As much as I enjoy the holidays, there is something very satisfying about sweeping up the glitter, packing away the decorations and getting the home straight once again. It’s also an opportunity for a fresh start, whether it is just switching out a few accessories or planning a major remodel.
The garden is much the same. January reveals the garden’s bones and provides us with an opportunity to contemplate what we might do differently this year: what could be added to bring some color to a dreary corner, what new seeds we might try and which plants need a little TLC to continue looking their best.
Add some winter cheer. A little retail therapy at your favorite nursery is always a good idea on a gray day. What can you pick up that will give you and your garden a lift? Winter Jasmine (Jasminium nudiflorum) is a favorite scrambler of mine for winter; its cheerful yellow flowers last for many months. This lax shrub looks best either being left to tumble over a stone wall or tied up loosely against a fence or pergola and allowed to drape down in an explosion of golden stars. Nurseries and garden centers also start to carry pots of snowdrops and winter aconite(Eranthis sp, shown here) this month, two of the earliest bulbs to bloom. Rainbow-colored primroses can also be found to add an instant splash of color to your containers or garden.
Check your saved seeds.
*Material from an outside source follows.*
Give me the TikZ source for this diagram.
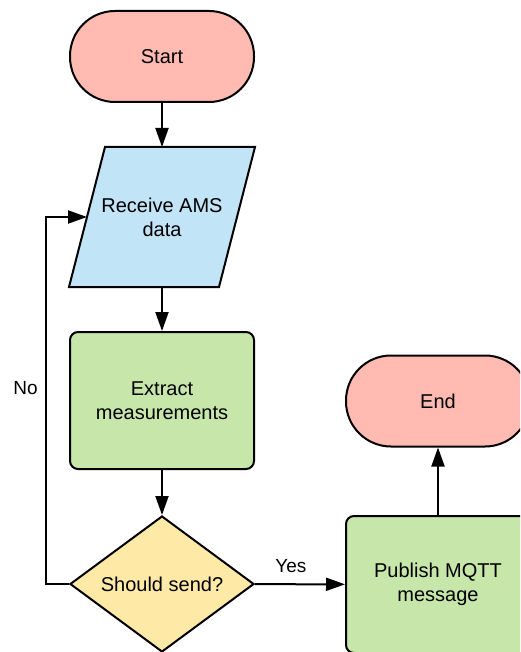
\documentclass[tikz,border=0pt]{standalone}
\usepackage{fontspec}
\setmainfont{Liberation Sans}
\usetikzlibrary{shapes.geometric,arrows.meta,backgrounds}
\definecolor{termred}{HTML}{FFBBB1}
\definecolor{ioblue}{HTML}{C1E4F7}
\definecolor{procgreen}{HTML}{C7E6AA}
\definecolor{decyellow}{HTML}{FFE9A6}
\tikzset{
  base/.style={draw, line width=2pt, font=\fontsize{20}{24}\selectfont, align=center},
  term/.style={base, fill=termred, rectangle, rounded corners=45pt, minimum width=184pt, minimum height=91pt},
  io/.style={base, draw=none, rectangle, minimum width=148pt, minimum height=138pt},
  proc/.style={base, fill=procgreen, rectangle, rounded corners=8pt, minimum width=184pt, minimum height=137pt},
  decision/.style={base, fill=decyellow, diamond, aspect=1.35, inner sep=0pt, minimum width=184pt, minimum height=136pt},
  flow/.style={line width=2pt, -{Triangle[length=19pt,width=13pt]}},
  lbl/.style={font=\fontsize{19}{23}\selectfont},
}
\begin{document}
\begin{tikzpicture}[x=1pt,y=-1pt]
\useasboundingbox (0,0) rectangle (520,652);
\clip (0,0) rectangle (520,652);
% Knoten:
\node [term] (start) at (162,56.5) {Start};
\node [io] (recv) at (162,217) {Receive AMS\\data};
\node [proc] (extract) at (162,400.5) {Extract\\measurements};
\node [decision] (send) at (162,584) {Should send?};
\node [proc] (publish) at (438,584.5) {Publish MQTT\\message};
\node [term] (end) at (438,401) {End};
% Parallelogramm hinter dem Text:
\begin{scope}[on background layer]
\draw [line width=2pt, fill=ioblue] ([xshift=18pt]recv.north west) -- ([xshift=18pt]recv.north east)
  -- ([xshift=-18pt]recv.south east) -- ([xshift=-18pt]recv.south west) -- cycle;
\end{scope}
% Pfeile:
\draw [flow] (start) -- (recv);
\draw [flow] (recv) -- (extract);
\draw [flow] (extract) -- (send);
\draw [flow] (send) -- node[lbl, above, pos=0.4, yshift=7pt]{Yes} (publish);
\draw [flow] (publish) -- (end);
% Schleife zurueck:
\draw [flow] (send.west) -- ++(-23,0) |- node[lbl, left, pos=0.267, xshift=-4pt]{No} (recv.west);
\end{tikzpicture}
\end{document}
Just as the holiday cards dwindle, the seed catalogs arrive! There’s something so delicious about curling up by the fire poring over impossibly oversize photographs of juicy tomatoes. It’s easy to get carried away, so before you start filling in those order forms, check last year’s seeds for viability. Simply place five or six seeds onto a damp paper towel, then place it in a plastic container with the lid on. Germination may take two to 10 days, depending on the variety. If I get 75 percent or more germination, I use the seed. Less than that and I either plant extra to allow for some losses or buy new seed. Seeds for some plants and vegetables, such as parsnips, should always be purchased each year. Others, such as lettuce and radish, can easily remain viable for three years.
Dormant pruning of deciduous trees. This is the time to sharpen your pruning tools and tidy up your deciduous trees. There are entire books written on pruning techniques; this is the quick and easy version.
1. Why now? In warm weather the sap rises in the tree. Think of this as the tree’s food supply. When we remove branches in warm weather, we remove the food that has been taken to those branches. If instead we prune while the tree is dormant, no food resources are wasted.
2. Which trees? All upright, deciduous trees — for example, birch (Betula sp), maple (Acer sp) and ornamental cherry trees (Prunus sp) — can be pruned with these guidelines.
3. Why prune?
• To remove dead or diseased branches
• To shape the tree
• To reveal interesting bark
• Then look for branches that cross others and are chafing them.
• Do not remove more than 25 percent of living branches — this is known as the pruning budget.
• Paint the wound with any kind of sealer. Contrary to popular belief, this has not been shown to prevent rot. In fact, it can actually seal in moisture and microorganisms, which causes decay.
Container care. Spend a few minutes each week tidying up your containers. Snip off dead flowers and leaves, especially those of pansies. Leaving these on the plants, especially in the rainy season, can encourage gray mold.